Under Wildwood by Colin MeloyThis is the followup to Barbara's Secret Santa gift to me back in December.

The Barrytown Trilogy by Roddy Doyle I was excited to see this. $6.95 (before the 20% discount) is a steal for three books...especially by Doyle.

In new books were:

A Dance for Dragons by George R.R. Martin. I think I will be reading this as one humongous book combined with Feast for Crows in the chapter reading order I found online.


The King of Elfland's Daughter by Lord Dunsany. This is apparently a fantasy classic which is why my fantasy book club choose it as our selection for July. Since it's a book club book, it would have been 20% off anyway, but it was nice to go ahead and get it.
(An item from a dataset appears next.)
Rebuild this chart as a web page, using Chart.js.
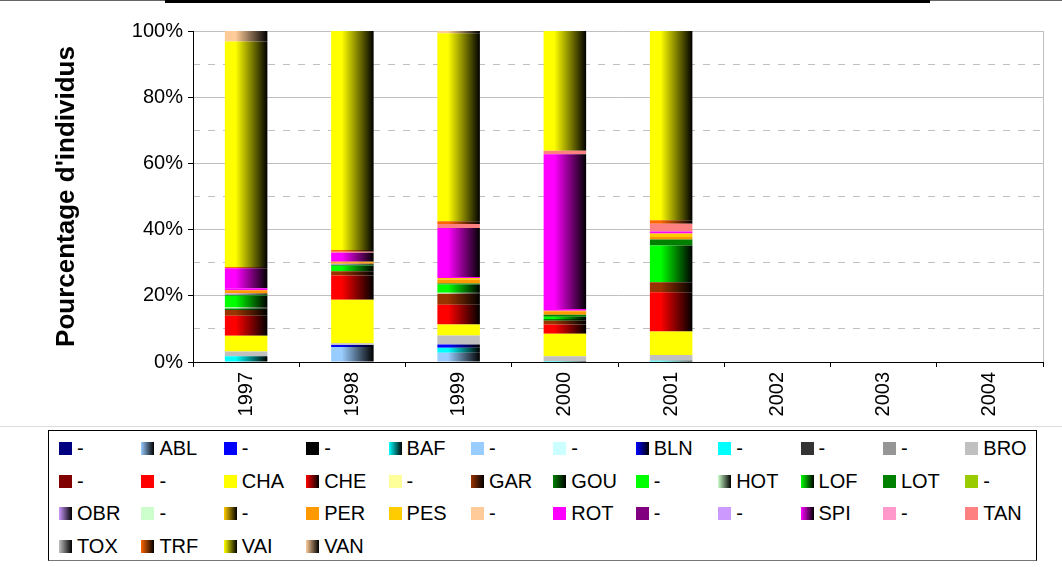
<!DOCTYPE html>
<html>
<head>
<meta charset="utf-8">
<script src="https://cdn.jsdelivr.net/npm/chart.js@4.4.1/dist/chart.umd.min.js"></script>
<style>
  body { margin: 0; background: #fff; font-family: "Liberation Sans", Arial, sans-serif; }
  #wrap { position: relative; width: 1062px; height: 567px; overflow: hidden; }
  #chartBox { position: absolute; left: 0; top: 0; width: 1062px; height: 426px; }
  .topline { position: absolute; top: 0; }
  #sep { position: absolute; left: 0; top: 426px; width: 1062px; height: 1px; background: #dcdcdc; }
  #legend {
    position: absolute; left: 48px; top: 430px; width: 989px; height: 131px;
    border: 1px solid #000; border-bottom-color: #777; box-sizing: border-box;
    display: grid; grid-template-columns: repeat(12, 82.4px); grid-auto-rows: 32.7px;
    padding: 1px 0 0 10px;
  }
  .item { display: flex; align-items: center; font-size: 20px; color: #000; white-space: nowrap; }
  .sw { width: 13px; height: 13px; margin-right: 5px; flex: none; }
</style>
</head>
<body>
<div id="wrap">
  <div class="topline" style="left:0;width:165px;height:1px;background:#666"></div>
  <div class="topline" style="left:165px;width:765px;height:3px;background:#000"></div>
  <div class="topline" style="left:930px;width:132px;height:1px;background:#666"></div>
  <div id="chartBox"><canvas id="chart"></canvas></div>
  <div id="sep"></div>
  <div id="legend"></div>
</div>
<script>
const years = ['1997', '1998', '1999', '2000', '2001', '2002', '2003', '2004'];

const seriesNames = [
    '-', 'ABL', '-', '-', 'BAF', '-', '-', 'BLN', '-', '-', '-', 'BRO',
    '-', '-', 'CHA', 'CHE', '-', 'GAR', 'GOU', '-', 'HOT', 'LOF', 'LOT', '-',
    'OBR', '-', '-', 'PER', 'PES', '-', 'ROT', '-', '-', 'SPI', '-', 'TAN',
    'TOX', 'TRF', 'VAI', 'VAN'
];

// percentages per year, same order as seriesNames (bottom of the stack first)
const pct1997 = [0, 0, 0, 0, 1.7, 0, 0, 0, 0, 0, 0, 1.5,
    0, 0, 4.7, 6.1, 0, 1.7, 0.5, 0, 0.3, 3.5, 0.3, 0,
    0.4, 0, 0, 1.0, 0, 0, 0.6, 0, 0, 6.0, 0, 0,
    0, 0.4, 68.1, 3.2];
const pct1998 = [0, 4.5, 0, 0, 0, 0, 0, 0.6, 0, 0, 0, 0.6,
    0, 0, 13.1, 7.3, 0, 1.3, 0, 0, 0, 1.7, 0.3, 0,
    0.3, 0, 0, 0.4, 0.2, 0, 0, 0, 0, 2.7, 0, 0.3,
    0, 0.5, 66.2, 0];
const pct1999 = [0, 2.8, 0, 0, 1.5, 0, 0, 1.0, 0, 0, 0, 2.7,
    0, 0, 3.3, 6.0, 0, 3.3, 0, 0, 0.3, 2.5, 0.3, 0,
    0, 0, 0, 1.2, 0.5, 0, 0.3, 0, 0, 14.8, 0, 1.2,
    0, 0.8, 56.8, 0.7];
const pct2000 = [0, 0, 0, 0, 0.3, 0, 0, 0, 0, 0, 0, 1.4,
    0, 0, 6.8, 2.8, 0, 1.2, 0.5, 0, 0, 0.7, 0.6, 0,
    0, 0, 0, 1.0, 0.2, 0, 0.5, 0, 0, 46.8, 0, 1.0,
    0, 0, 36.2, 0];
const pct2001 = [0, 0, 0, 0, 0.4, 0, 0, 0, 0, 0, 0, 1.7,
    0, 0, 7.1, 11.9, 0, 3.0, 0, 0, 0, 11.1, 1.8, 0,
    0, 0, 0, 0.8, 1.0, 0, 0.6, 0, 0, 0, 0, 2.4,
    0, 1.0, 57.2, 0];
const pctByYear = [pct1997, pct1998, pct1999, pct2000, pct2001, null, null, null];

const yTicks = [0, 20, 40, 60, 80, 100];
const yDashTicks = [10, 30, 50, 70, 90];

const seriesColors = [
    '#000080', '#99ccff', '#0000ff', '#000000', '#00ffff', '#99ccff', '#ccffff', '#0000ff', '#00ffff', '#333333', '#969696', '#c0c0c0',
    '#800000', '#ff0000', '#ffff00', '#ff0000', '#ffff99', '#993300', '#008000', '#00ff00', '#ccffcc', '#00ff00', '#008000', '#99cc00',
    '#cc99ff', '#ccffcc', '#ffcc00', '#ff9900', '#ffcc00', '#ffcc99', '#ff00ff', '#800080', '#cc99ff', '#ff00ff', '#ff99cc', '#ff8080',
    '#c0c0c0', '#ff6600', '#ffff00', '#ffcc99'
];
// series drawn with a colour-to-black shading
const shaded = [
    false, true, false, false, true, false, false, true, false, false, false, false,
    false, false, false, true, false, true, true, false, true, true, false, false,
    true, false, true, false, false, false, false, false, false, true, false, false,
    true, true, true, true
];

const FONT = '"Liberation Sans", Arial, sans-serif';

function barFill(i) {
    return function(context) {
        const base = seriesColors[i];
        const chart = context.chart;
        if (!shaded[i] || !chart.chartArea || context.type !== 'data') {
            return base;
        }
        const xScale = chart.scales.x;
        const cx = xScale.getPixelForValue(context.dataIndex);
        const half = xScale.width / years.length * 0.4 / 2;
        const g = chart.ctx.createLinearGradient(cx - half, 0, cx + half, 0);
        g.addColorStop(0, base);
        g.addColorStop(0.25, base);
        g.addColorStop(1, '#000');
        return g;
    };
}

const datasets = seriesNames.map(function(name, i) {
    return {
        label: name,
        data: pctByYear.map(function(arr) { return arr ? arr[i] : null; }),
        backgroundColor: barFill(i),
        borderWidth: 0,
        barPercentage: 0.4,
        categoryPercentage: 1.0
    };
});

const ctx = document.getElementById('chart').getContext('2d');
const chart = new Chart(ctx, {
    type: 'bar',
    data: {
        labels: years,
        datasets: datasets
    },
    options: {
        responsive: true,
        maintainAspectRatio: false,
        animation: false,
        layout: {
            padding: { top: 31, right: 19, bottom: 0, left: 0 }
        },
        scales: {
            x: {
                stacked: true,
                grid: {
                    display: true,
                    drawOnChartArea: false,
                    offset: true,
                    tickLength: 5,
                    tickColor: '#000'
                },
                border: { color: '#000', width: 1, z: 1 },
                ticks: {
                    color: '#000',
                    font: { family: FONT, size: 20 },
                    minRotation: 90,
                    maxRotation: 90,
                    padding: 5
                },
                afterFit: function(scale) { scale.height = 64; }
            },
            y: {
                stacked: true,
                min: 0,
                max: 100,
                afterBuildTicks: function(axis) {
                    axis.ticks = yTicks.map(function(v) { return { value: v }; });
                },
                grid: {
                    color: function(c) { return c.tick && c.tick.value === 0 ? 'rgba(0,0,0,0)' : '#c0c0c0'; },
                    tickColor: '#000',
                    tickLength: 5
                },
                border: { color: '#000', width: 1 },
                ticks: {
                    color: '#000',
                    font: { family: FONT, size: 20 },
                    padding: 5,
                    callback: function(value) { return value + '%'; }
                },
                title: {
                    display: true,
                    text: "Pourcentage d'individus",
                    color: '#000',
                    font: { family: FONT, size: 26, weight: 'bold' },
                    padding: { top: 51, bottom: 0 }
                },
                afterFit: function(scale) { scale.width = 193; }
            },
            y2: {
                position: 'right',
                min: 0,
                max: 100,
                afterBuildTicks: function(axis) {
                    axis.ticks = yDashTicks.map(function(v) { return { value: v }; });
                },
                grid: { color: '#c0c0c0', drawTicks: false },
                border: { display: true, color: '#c0c0c0', width: 1, dash: [7, 8] },
                ticks: { display: false },
                afterFit: function(scale) { scale.width = 0; }
            }
        },
        plugins: {
            legend: { display: false },
            tooltip: { enabled: false }
        }
    }
});

// legend laid out as a fixed grid like the original
const legendEl = document.getElementById('legend');
seriesNames.forEach(function(name, i) {
    const item = document.createElement('div');
    item.className = 'item';
    const sw = document.createElement('span');
    sw.className = 'sw';
    sw.style.background = shaded[i]
        ? 'linear-gradient(to right, ' + seriesColors[i] + ', #000)'
        : seriesColors[i];
    const txt = document.createElement('span');
    txt.textContent = name;
    item.appendChild(sw);
    item.appendChild(txt);
    legendEl.appendChild(item);
});
</script>
</body>
</html>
It's one of only recent picks for that club that hasn't been available at the library, so I don't feel too put out buying it.

Finally, I picked up Volume 2 of District Lines which is a literary magazine put out by the independent bookstore Barbara and I go. I quite enjoyed the first volume and hope this one will be as good.

When I got home from the bookstore, my Book Depository order of A Girl Is A Half-formed Thing by Eimear McBride

To somewhat compensate for my binge I returned about 6 books to the library while only picking up 2 new ones.


message 2049: by Colleen (new)

Colleen | 1205 comments J.S. wrote: "Sara wrote: "A two part question: (1) Do folks quit books they aren't enjoying? (2) If so, at what point do you pack it in? (3) If so, do you guilty about it?

I started Blindsight by Peter Watts e..."


I read several books at a time and if I'm not liking it I leaving it hanging there and go back to it later and read so more and at some point I finish it but at that point it doesn't get a very high rating but I finished it. I have to finish it at some point because it might get better and someone took the time to write it. I would feel guilty.


message 2050: by Sara (last edited Jun 13, 2014 01:20PM) (new)

Sara | 2357 comments Mod
Oh and in honor of International Crime [Fiction] Month (did anyone else know it was International Crime Month, I didn't) the folks that put out the Noir series of anthologies had a little FREE teaser magazine booklet with stories by many authors including Edwidge Danticat. @Barbara I got a second one for you.